Speaker
Description
The laser wake-field acceleration (LWFA) provides energetic electron beams with higher acceleration gradient. The typical strength of the electrostatic field reaches GV/cm. Significant developments have been achieved in the past decades and various mechanisms have been proposed for beam quality improving. LWFA is expected to deliver high quality electron beams for potential applications. However, it requires high stability and reproducibility of the ejected beam which are still far away from the current laser driven plasma accelerator.

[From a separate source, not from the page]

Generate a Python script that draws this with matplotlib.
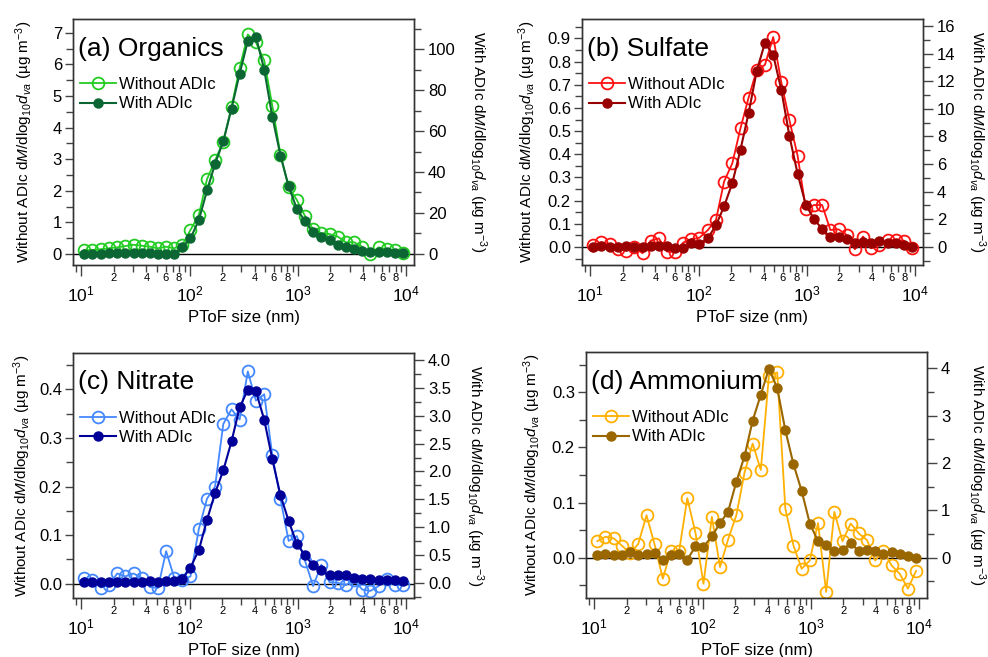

Supersonic nozzles are commonly used in LWFA to provide spatially well-defined gas targets with a plateau density profile and sharp gas-vacuum boundaries. To maintain the reproducibility of the accelerated electron beam, a stable gas target in the vacuum chamber with precise density distribution profile is necessary. It guarantees that the laser-plasma interacts in a proper density region and the relative laser focal point doesn't shift too much from shot to shot. In this work, we focus on the instability originated from the gas jet due to the nonlinear fluid dynamics in the supersonic nozzle. The role of the stilling chamber in a modified Converging-Diverging nozzle is investigated. According to the fluid dynamics simulations, the chamber dissipates the turbulence and stabilizes the gas jets. Via both the numerical simulations and the Mach-Zehnder interferometric measurements, the instability originated from the nonlinear turbulence and the mechanism to suppress the instability are studied.
References
[1] Z. Lei, et al., Rev. Sci. Instrum. 95, 015111 (2024).
[2] Z. Lei, et al., High Power Laser Sci. Eng. 11, e91 (2023).